On The Theory and Application of Pattern Maximum Likelihood

Pattern Maximum Likelihood (PML) is a method of probability estimation that works well for large alphabets. It does not assume that all elements from the unknown alphabet have been observed. PML outperforms the traditional Maximum Likelihood for sequences, and it is particularly useful when the sample size is small.;In this dissertation we study both the theory and application of PML. For the theory part, we extend the the previous results on the properties of PML, and also show how to find the PML distributions analytically for patterns of simple forms. For general patterns, PML probabilities can be approximated using a previously developed EM algorithm, which we will prove to be equivalent to a generalized Gradient Ascend Method. We also use the algorithm to conduct experiments on different distributions and evaluate the performance of PML.;In addition, we investigate the calculation of pattern probability. We show that the pattern probability is closely related to symmetric polynomials, and it can be written as a summation over graphs using power sums. Along the way we reveal a relation between pattern probability and the enumeration of certain connected graphs as well as inversion-free trees.;For applications, we show how PML can be used to predict the number of new symbols that would appear in a future sample.
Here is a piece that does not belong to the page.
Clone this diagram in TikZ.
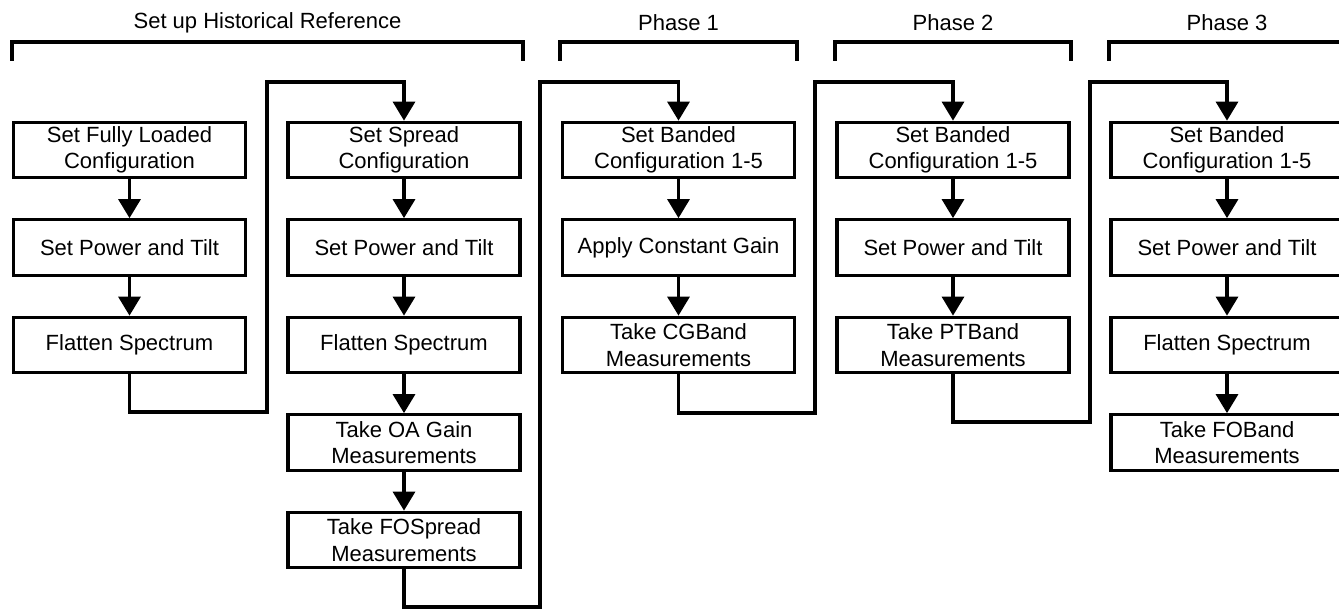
\documentclass[tikz,border=0pt]{standalone}
\usepackage{fontspec}
\setmainfont{Liberation Sans}
\usetikzlibrary{arrows.meta}

\tikzset{
    stepbox/.style={draw, line width=3.2pt, minimum width=232pt, minimum height=55.5pt,
        align=center, inner sep=0pt, font=\fontsize{22}{26.5}\selectfont},
    flow/.style={line width=3.2pt, -{Triangle[length=19pt,width=22pt]}},
    link/.style={line width=3.2pt},
    header/.style={font=\fontsize{22}{26.5}\selectfont}
}

\begin{document}
\begin{tikzpicture}[x=1pt, y=-1pt]

\useasboundingbox (0,0) rectangle (1339,609);

% Brackets over the stages
\draw[link] (12,61) |- (523,42) -- (523,61);
\draw[link] (560,61) |- (797,42) -- (797,61);
\draw[link] (835,61) |- (1071,42) -- (1071,61);
\draw[link] (1109,61) |- (1344,42) -- (1344,61);
\node[header] (hist) at (267.5,23) {Set up Historical Reference};
\node[header] (ph1) at (678.5,23) {Phase 1};
\node[header] (ph2) at (953,23) {Phase 2};
\node[header] (ph3) at (1227,23) {Phase 3};

% Historical reference, fully loaded
\node[stepbox] (c1r1) at (129.5,150) {Set Fully Loaded\\Configuration};
\node[stepbox] (c1r2) at (129.5,247.5) {Set Power and Tilt};
\node[stepbox] (c1r3) at (129.5,345) {Flatten Spectrum};

% Historical reference, spread
\node[stepbox] (c2r1) at (404,150) {Set Spread\\Configuration};
\node[stepbox] (c2r2) at (404,247.5) {Set Power and Tilt};
\node[stepbox] (c2r3) at (404,345) {Flatten Spectrum};
\node[stepbox] (c2r4) at (404,442.5) {Take OA Gain\\Measurements};
\node[stepbox] (c2r5) at (404,540) {Take FOSpread\\Measurements};

% Phase 1
\node[stepbox] (c3r1) at (678.5,150) {Set Banded\\Configuration 1-5};
\node[stepbox] (c3r2) at (678.5,247.5) {Apply Constant Gain};
\node[stepbox] (c3r3) at (678.5,345) {Take CGBand\\Measurements};

% Phase 2
\node[stepbox] (c4r1) at (953,150) {Set Banded\\Configuration 1-5};
\node[stepbox] (c4r2) at (953,247.5) {Set Power and Tilt};
\node[stepbox] (c4r3) at (953,345) {Take PTBand\\Measurements};

% Phase 3
\node[stepbox] (c5r1) at (1227,150) {Set Banded\\Configuration 1-5};
\node[stepbox] (c5r2) at (1227,247.5) {Set Power and Tilt};
\node[stepbox] (c5r3) at (1227,345) {Flatten Spectrum};
\node[stepbox] (c5r4) at (1227,442.5) {Take FOBand\\Measurements};

% Arrows inside the columns
\draw[flow] (c1r1) -- (c1r2);
\draw[flow] (c1r2) -- (c1r3);
\draw[flow] (c2r1) -- (c2r2);
\draw[flow] (c2r2) -- (c2r3);
\draw[flow] (c2r3) -- (c2r4);
\draw[flow] (c2r4) -- (c2r5);
\draw[flow] (c3r1) -- (c3r2);
\draw[flow] (c3r2) -- (c3r3);
\draw[flow] (c4r1) -- (c4r2);
\draw[flow] (c4r2) -- (c4r3);
\draw[flow] (c5r1) -- (c5r2);
\draw[flow] (c5r2) -- (c5r3);
\draw[flow] (c5r3) -- (c5r4);

% Links from one column to the next
\coordinate (j1a) at (267,412);
\coordinate (j1b) at (267,82);
\coordinate (j2a) at (540,607);
\coordinate (j2b) at (540,82);
\coordinate (j3a) at (815,413);
\coordinate (j3b) at (815,82);
\coordinate (j4a) at (1090,422);
\coordinate (j4b) at (1090,82);
\draw[flow] (c1r3.south) |- (j1a) -- (j1b) -| (c2r1.north);
\draw[flow] (c2r5.south) |- (j2a) -- (j2b) -| (c3r1.north);
\draw[flow] (c3r3.south) |- (j3a) -- (j3b) -| (c4r1.north);
\draw[flow] (c4r3.south) |- (j4a) -- (j4b) -| (c5r1.north);

\end{tikzpicture}
\end{document}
We conduct experiments on various distributions and compare PML to the method of Good & Toulmin and the method of Efron & Thisted. We demonstrate that PML outperforms the other methods even if the future sample size is large. Finally we apply PML to authenticating the authorship of the Taylor poem, attributed to Shakespeare, and conclude that it is consistent with Efron and Thisted's models.;PML deals with samples from a single distribution. In the last part of this dissertation we extend PML to set-patterns where multiple samples are observed from concurrent Bernoulli processes. Analogous to the single-process patterns, we show that for certain forms of set-patterns we can find the exact Set-pattern Maximum Likelihood (SPML) probabilities analytically. Furthermore, for general set-patterns we extend the previous EM algorithm to approximate the SPML probabilities. We also show that for samples taken from Poisson distributions the set-pattern is reduced to the single-process pattern problem.